Originally Posted by Ikke
Originally Posted by fylimar
Maybe a healthy middle ground: cutscenes for important stuff and the rest can do without them. It would help set ressources free for other important stuff, like working in a meaningful reaction system for example.

How would that work? Some cutscenes don't have dialogue, just a character delivering a single line. We would not lose much if those interactions don't have a cutscene. But still the line would need to be audible, and it would need to be supported by appropriate movement. If not, that would interrupt the flow of the game. So if sound and movement are indispensible, all that remains for a cutscene is setting the camera. And perhaps camera position, focus and framing need not even be set manually for each encounter. Probably there are sensible defaults.
So my point is: it is quite possible that all the cutscenes combined take only a very small amount of development time.

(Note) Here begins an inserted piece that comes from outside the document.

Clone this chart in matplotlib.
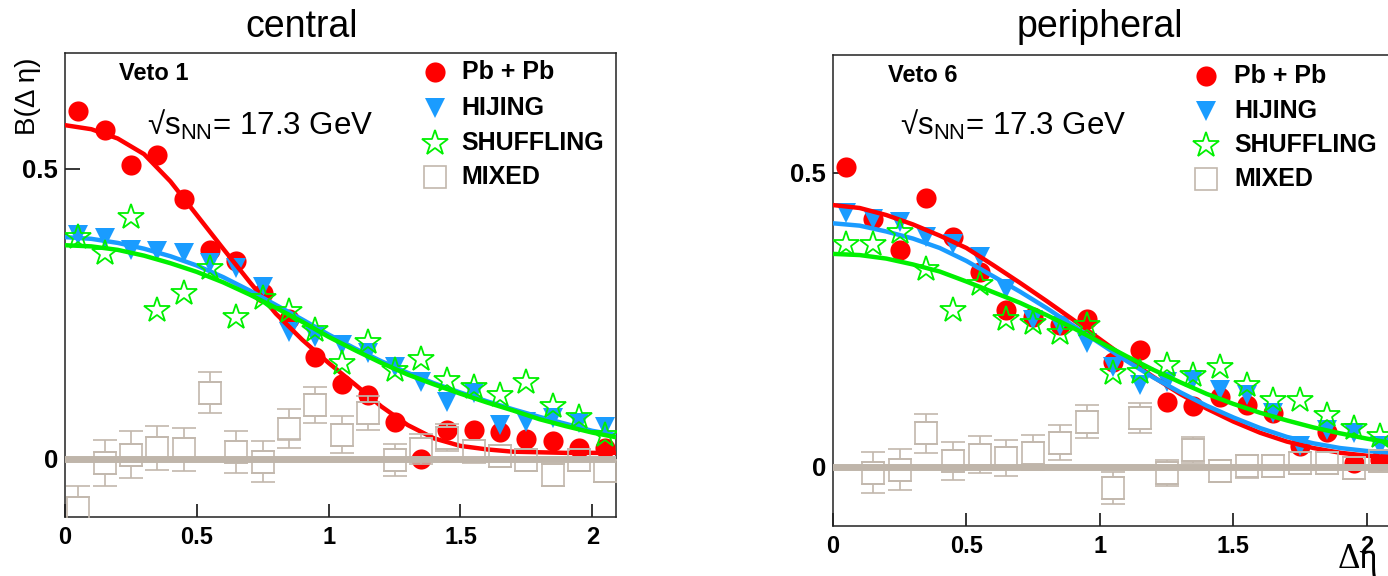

Well....actually, according to this article it seems like all the cutscenes does indeed slow down the development if I understood it correctly.

Quote
"Cinematics were a huge complicating factor that affected everything else in the game, even dramatically impacting the writing process. On Original Sin 2, the writers could tinker with text until essentially the last minute, thanks to an automated pipeline they built that would send new text straight to the recording studios for actors to record the next day. But that doesn't work when every dialogue scene is meticulously animated—writing has gone from one of the first steps in the process to one of the last.

"There are so many steps in between now, so many people that need to look at it," Vincke said. "Cinematic designers, cinematic animators, the casting director, lighting, VFX, SFX. So you don't just add a line like that anymore. You're very aware of your cinematic budget, the cost, and the waterfall that follows from it. We've had to reinvent ourselves, how we work… so that we can still iterate."